● Your task:
Every line below should be copied exactly; drop the pictures.

● Data extract:
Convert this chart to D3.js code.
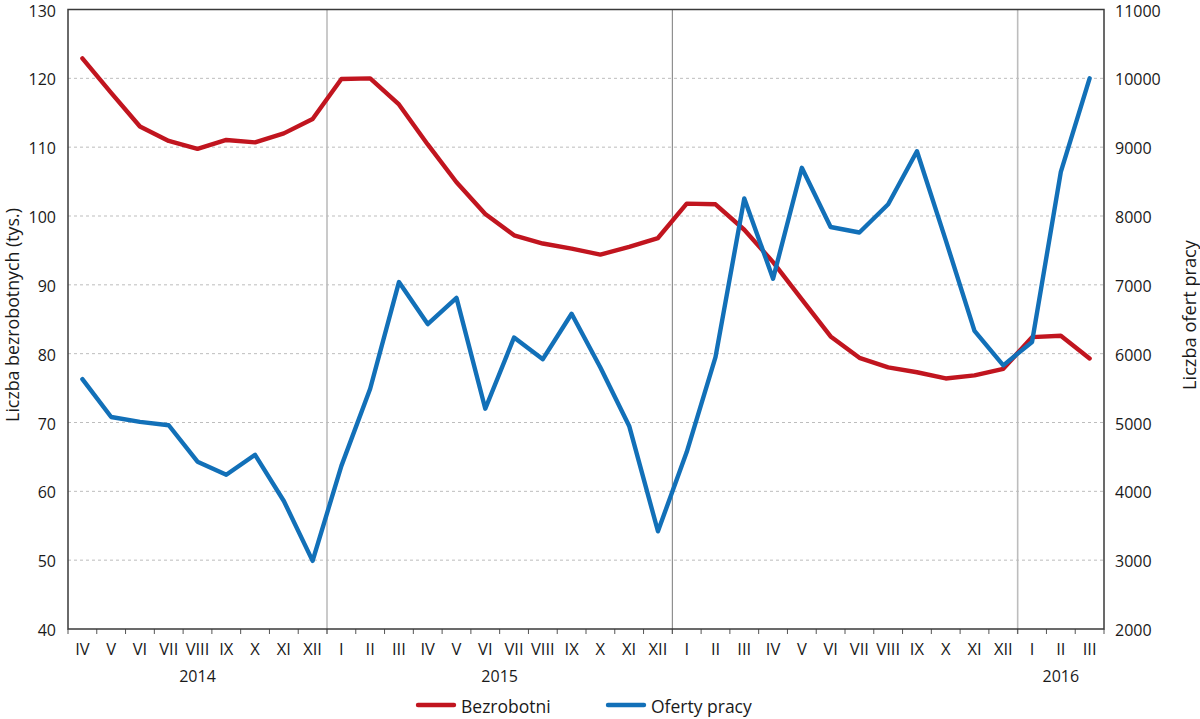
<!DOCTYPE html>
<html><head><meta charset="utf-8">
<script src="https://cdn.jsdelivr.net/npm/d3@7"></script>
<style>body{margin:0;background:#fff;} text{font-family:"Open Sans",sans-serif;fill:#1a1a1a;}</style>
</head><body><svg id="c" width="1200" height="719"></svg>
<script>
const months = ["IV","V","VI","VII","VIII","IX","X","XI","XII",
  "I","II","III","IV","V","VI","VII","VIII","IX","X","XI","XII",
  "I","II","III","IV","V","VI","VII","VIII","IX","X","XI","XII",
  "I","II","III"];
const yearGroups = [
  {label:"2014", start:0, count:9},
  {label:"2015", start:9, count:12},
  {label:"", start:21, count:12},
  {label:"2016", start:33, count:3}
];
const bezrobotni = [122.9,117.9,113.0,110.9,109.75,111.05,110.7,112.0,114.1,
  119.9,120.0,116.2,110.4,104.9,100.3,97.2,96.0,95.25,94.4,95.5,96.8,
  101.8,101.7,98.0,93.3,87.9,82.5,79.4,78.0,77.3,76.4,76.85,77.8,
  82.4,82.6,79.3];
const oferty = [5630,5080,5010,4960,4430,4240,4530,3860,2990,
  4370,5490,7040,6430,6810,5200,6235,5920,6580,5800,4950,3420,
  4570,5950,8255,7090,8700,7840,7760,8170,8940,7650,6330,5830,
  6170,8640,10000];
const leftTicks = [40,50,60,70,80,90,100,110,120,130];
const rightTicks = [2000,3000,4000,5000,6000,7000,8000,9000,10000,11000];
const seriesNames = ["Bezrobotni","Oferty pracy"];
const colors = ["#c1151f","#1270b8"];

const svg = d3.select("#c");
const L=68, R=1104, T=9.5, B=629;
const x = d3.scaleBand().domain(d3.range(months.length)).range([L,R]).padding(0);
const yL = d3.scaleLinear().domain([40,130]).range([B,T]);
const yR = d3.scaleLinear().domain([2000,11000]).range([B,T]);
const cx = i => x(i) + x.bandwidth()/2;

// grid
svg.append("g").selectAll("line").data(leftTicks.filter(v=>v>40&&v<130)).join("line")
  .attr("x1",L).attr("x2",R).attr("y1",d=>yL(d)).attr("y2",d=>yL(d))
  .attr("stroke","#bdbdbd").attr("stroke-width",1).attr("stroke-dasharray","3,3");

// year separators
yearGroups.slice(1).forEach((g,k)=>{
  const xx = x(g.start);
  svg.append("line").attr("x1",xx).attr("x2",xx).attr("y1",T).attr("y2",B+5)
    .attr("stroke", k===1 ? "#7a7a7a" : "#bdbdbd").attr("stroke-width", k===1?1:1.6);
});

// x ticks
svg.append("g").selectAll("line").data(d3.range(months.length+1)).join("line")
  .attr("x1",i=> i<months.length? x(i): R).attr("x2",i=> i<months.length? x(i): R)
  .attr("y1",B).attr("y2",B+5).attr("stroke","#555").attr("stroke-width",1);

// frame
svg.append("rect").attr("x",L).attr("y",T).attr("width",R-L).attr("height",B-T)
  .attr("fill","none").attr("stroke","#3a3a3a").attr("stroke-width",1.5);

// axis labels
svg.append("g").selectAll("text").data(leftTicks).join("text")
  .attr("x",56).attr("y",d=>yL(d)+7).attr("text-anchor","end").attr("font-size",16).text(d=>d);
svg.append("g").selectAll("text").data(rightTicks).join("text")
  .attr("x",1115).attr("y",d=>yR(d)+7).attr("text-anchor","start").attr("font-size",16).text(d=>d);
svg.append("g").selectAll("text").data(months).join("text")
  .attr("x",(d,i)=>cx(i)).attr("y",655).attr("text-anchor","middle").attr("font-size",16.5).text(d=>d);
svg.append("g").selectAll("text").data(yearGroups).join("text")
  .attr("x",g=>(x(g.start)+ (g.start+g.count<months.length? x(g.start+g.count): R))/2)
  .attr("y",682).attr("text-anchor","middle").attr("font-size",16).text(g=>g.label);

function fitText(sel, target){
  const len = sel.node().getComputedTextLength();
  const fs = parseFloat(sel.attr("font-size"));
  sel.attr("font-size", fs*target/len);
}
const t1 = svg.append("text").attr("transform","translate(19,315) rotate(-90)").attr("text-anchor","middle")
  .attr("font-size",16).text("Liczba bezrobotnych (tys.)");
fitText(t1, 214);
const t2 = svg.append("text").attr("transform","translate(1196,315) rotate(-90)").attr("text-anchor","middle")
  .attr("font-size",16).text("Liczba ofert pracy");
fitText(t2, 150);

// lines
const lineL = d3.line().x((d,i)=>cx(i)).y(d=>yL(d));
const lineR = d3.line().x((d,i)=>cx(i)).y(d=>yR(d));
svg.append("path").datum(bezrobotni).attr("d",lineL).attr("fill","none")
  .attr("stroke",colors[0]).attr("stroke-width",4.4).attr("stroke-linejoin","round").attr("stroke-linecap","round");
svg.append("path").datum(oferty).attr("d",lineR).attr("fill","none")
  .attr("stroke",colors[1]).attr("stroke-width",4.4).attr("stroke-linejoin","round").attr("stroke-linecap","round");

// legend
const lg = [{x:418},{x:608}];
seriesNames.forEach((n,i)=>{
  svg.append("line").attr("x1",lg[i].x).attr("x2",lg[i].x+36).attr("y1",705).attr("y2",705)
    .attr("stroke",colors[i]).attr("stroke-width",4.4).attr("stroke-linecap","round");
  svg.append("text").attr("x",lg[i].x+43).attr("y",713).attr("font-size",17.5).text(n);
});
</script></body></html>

● Result of the exercise:
Convert this chart to D3.js code.
<!DOCTYPE html>
<html><head><meta charset="utf-8">
<script src="https://cdn.jsdelivr.net/npm/d3@7"></script>
<style>body{margin:0;background:#fff;} text{font-family:"Open Sans",sans-serif;fill:#1a1a1a;}</style>
</head><body><svg id="c" width="1200" height="719"></svg>
<script>
const months = ["IV","V","VI","VII","VIII","IX","X","XI","XII",
  "I","II","III","IV","V","VI","VII","VIII","IX","X","XI","XII",
  "I","II","III","IV","V","VI","VII","VIII","IX","X","XI","XII",
  "I","II","III"];
const yearGroups = [
  {label:"2014", start:0, count:9},
  {label:"2015", start:9, count:12},
  {label:"", start:21, count:12},
  {label:"2016", start:33, count:3}
];
const bezrobotni = [122.9,117.9,113.0,110.9,109.75,111.05,110.7,112.0,114.1,
  119.9,120.0,116.2,110.4,104.9,100.3,97.2,96.0,95.25,94.4,95.5,96.8,
  101.8,101.7,98.0,93.3,87.9,82.5,79.4,78.0,77.3,76.4,76.85,77.8,
  82.4,82.6,79.3];
const oferty = [5630,5080,5010,4960,4430,4240,4530,3860,2990,
  4370,5490,7040,6430,6810,5200,6235,5920,6580,5800,4950,3420,
  4570,5950,8255,7090,8700,7840,7760,8170,8940,7650,6330,5830,
  6170,8640,10000];
const leftTicks = [40,50,60,70,80,90,100,110,120,130];
const rightTicks = [2000,3000,4000,5000,6000,7000,8000,9000,10000,11000];
const seriesNames = ["Bezrobotni","Oferty pracy"];
const colors = ["#c1151f","#1270b8"];

const svg = d3.select("#c");
const L=68, R=1104, T=9.5, B=629;
const x = d3.scaleBand().domain(d3.range(months.length)).range([L,R]).padding(0);
const yL = d3.scaleLinear().domain([40,130]).range([B,T]);
const yR = d3.scaleLinear().domain([2000,11000]).range([B,T]);
const cx = i => x(i) + x.bandwidth()/2;

// grid
svg.append("g").selectAll("line").data(leftTicks.filter(v=>v>40&&v<130)).join("line")
  .attr("x1",L).attr("x2",R).attr("y1",d=>yL(d)).attr("y2",d=>yL(d))
  .attr("stroke","#bdbdbd").attr("stroke-width",1).attr("stroke-dasharray","3,3");

// year separators
yearGroups.slice(1).forEach((g,k)=>{
  const xx = x(g.start);
  svg.append("line").attr("x1",xx).attr("x2",xx).attr("y1",T).attr("y2",B+5)
    .attr("stroke", k===1 ? "#7a7a7a" : "#bdbdbd").attr("stroke-width", k===1?1:1.6);
});

// x ticks
svg.append("g").selectAll("line").data(d3.range(months.length+1)).join("line")
  .attr("x1",i=> i<months.length? x(i): R).attr("x2",i=> i<months.length? x(i): R)
  .attr("y1",B).attr("y2",B+5).attr("stroke","#555").attr("stroke-width",1);

// frame
svg.append("rect").attr("x",L).attr("y",T).attr("width",R-L).attr("height",B-T)
  .attr("fill","none").attr("stroke","#3a3a3a").attr("stroke-width",1.5);

// axis labels
svg.append("g").selectAll("text").data(leftTicks).join("text")
  .attr("x",56).attr("y",d=>yL(d)+7).attr("text-anchor","end").attr("font-size",16).text(d=>d);
svg.append("g").selectAll("text").data(rightTicks).join("text")
  .attr("x",1115).attr("y",d=>yR(d)+7).attr("text-anchor","start").attr("font-size",16).text(d=>d);
svg.append("g").selectAll("text").data(months).join("text")
  .attr("x",(d,i)=>cx(i)).attr("y",655).attr("text-anchor","middle").attr("font-size",16.5).text(d=>d);
svg.append("g").selectAll("text").data(yearGroups).join("text")
  .attr("x",g=>(x(g.start)+ (g.start+g.count<months.length? x(g.start+g.count): R))/2)
  .attr("y",682).attr("text-anchor","middle").attr("font-size",16).text(g=>g.label);

function fitText(sel, target){
  const len = sel.node().getComputedTextLength();
  const fs = parseFloat(sel.attr("font-size"));
  sel.attr("font-size", fs*target/len);
}
const t1 = svg.append("text").attr("transform","translate(19,315) rotate(-90)").attr("text-anchor","middle")
  .attr("font-size",16).text("Liczba bezrobotnych (tys.)");
fitText(t1, 214);
const t2 = svg.append("text").attr("transform","translate(1196,315) rotate(-90)").attr("text-anchor","middle")
  .attr("font-size",16).text("Liczba ofert pracy");
fitText(t2, 150);

// lines
const lineL = d3.line().x((d,i)=>cx(i)).y(d=>yL(d));
const lineR = d3.line().x((d,i)=>cx(i)).y(d=>yR(d));
svg.append("path").datum(bezrobotni).attr("d",lineL).attr("fill","none")
  .attr("stroke",colors[0]).attr("stroke-width",4.4).attr("stroke-linejoin","round").attr("stroke-linecap","round");
svg.append("path").datum(oferty).attr("d",lineR).attr("fill","none")
  .attr("stroke",colors[1]).attr("stroke-width",4.4).attr("stroke-linejoin","round").attr("stroke-linecap","round");

// legend
const lg = [{x:418},{x:608}];
seriesNames.forEach((n,i)=>{
  svg.append("line").attr("x1",lg[i].x).attr("x2",lg[i].x+36).attr("y1",705).attr("y2",705)
    .attr("stroke",colors[i]).attr("stroke-width",4.4).attr("stroke-linecap","round");
  svg.append("text").attr("x",lg[i].x+43).attr("y",713).attr("font-size",17.5).text(n);
});
</script></body></html>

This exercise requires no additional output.